From 2000 to 2004, writing was the thing.

Everyone had some kind of diary. A livejournal. A xanga. Maybe a scribble.nu Then all the various forms. Deadjournal. etc. I joined all of them, because I wanted to express myself. I joined message boards, communities to meet “like-minded” people. In my lonely way, I wanted to find others who were lonely as I was…and used the Internet to express themselves in the way they could not in person.

It was a safe time. We could yell into the ether and these digital voices—us. We would empathize, share a story or two. A “me too”. A witty comment. It was our obligation when we read other blogs. Not because we had to, but because wanted to. My life was surrounded by it then, so appropriate for my own coming-of-age in entering the world.

But then it all started fading away. But I never gave it up. I went through my blogroll today to clean up the links. More than half of them didn’t work. Leading to empty domains, stolen by a foreign country and indundated with ads. The other half were links of blogs not updated for years. Only one them was active. She had become a blogger in her own right—sometimes submitting to the current blog culture of promoting products and attending blogger events. I used to love her posts about her life—her struggles with boyfriends and living so far away from her family.

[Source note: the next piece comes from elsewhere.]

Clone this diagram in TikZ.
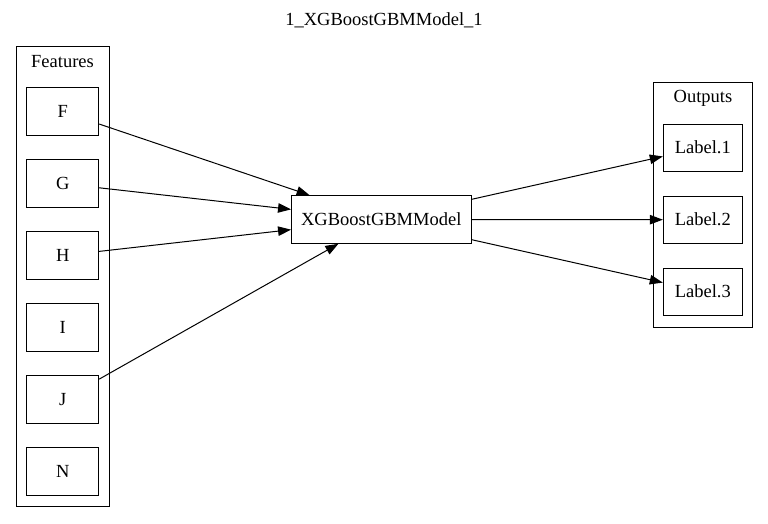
\documentclass[tikz,border=0pt]{standalone}
\usepackage{fontspec}
\setmainfont{Liberation Serif}
\usetikzlibrary{arrows.meta}
\begin{document}
\begin{tikzpicture}[x=1pt,y=-1pt,
  box/.style={draw=black,line width=1pt,inner sep=0pt,font=\fontsize{18.5}{21}\selectfont},
  fbox/.style={box,minimum width=72pt,minimum height=48pt},
  obox/.style={box,minimum width=79pt,minimum height=47pt},
  clus/.style={draw=black,line width=1pt,inner sep=0pt},
  lbl/.style={inner sep=0pt,font=\fontsize{18.5}{21}\selectfont},
  edge/.style={line width=1pt,-{Triangle[length=13pt,width=9.5pt]}}]
\useasboundingbox (0,0) rectangle (768,523);
\node[lbl] (title) at (384,20) {1\_XGBoostGBMModel\_1};
% clusters
\node[clus,minimum width=93pt,minimum height=460pt] (feat) at (62.5,276) {};
\node[lbl] (featlbl) at (62.5,61.5) {Features};
\node[clus,minimum width=99pt,minimum height=245pt] (outs) at (703,204.8) {};
\node[lbl] (outslbl) at (703,98) {Outputs};
% feature nodes
\node[fbox] (F) at (62.7,111.7) {F};
\node[fbox] (G) at (62.7,183.7) {G};
\node[fbox] (H) at (62.7,255.5) {H};
\node[fbox] (I) at (62.7,327.7) {I};
\node[fbox] (J) at (62.7,399.7) {J};
\node[fbox] (N) at (62.7,471.7) {N};
% model
\node[box,minimum width=179.5pt,minimum height=47.6pt] (M) at (381.3,219.5) {XGBoostGBMModel};
% outputs
\node[obox] (L1) at (702.8,147.5) {Label.1};
\node[obox] (L2) at (702.8,219.7) {Label.2};
\node[obox] (L3) at (702.8,291.5) {Label.3};
% edges
\draw[edge] (F) -- (M);
\draw[edge] (G) -- (M);
\draw[edge] (H) -- (M);
\draw[edge] (J) -- (M);
\draw[edge] (M) -- (L1);
\draw[edge] (M) -- (L2);
\draw[edge] (M) -- (L3);
\end{tikzpicture}
\end{document}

I was the only one I knew that continually plugged away at my blog. Albeit not every day as I used to. But I still write with the same energy. Although now unlike my early twenties, I don’t publicize. I don’t have the links on my profiles—facebook or twitter. (Although it was on twitter for a very long time.) It’s a game that I play with myself.

I can’t help but write. A habit that is more than a decade old. Plugging, posting…writing in type late at night, by myself. A solitary activity. I love it too much to give it up.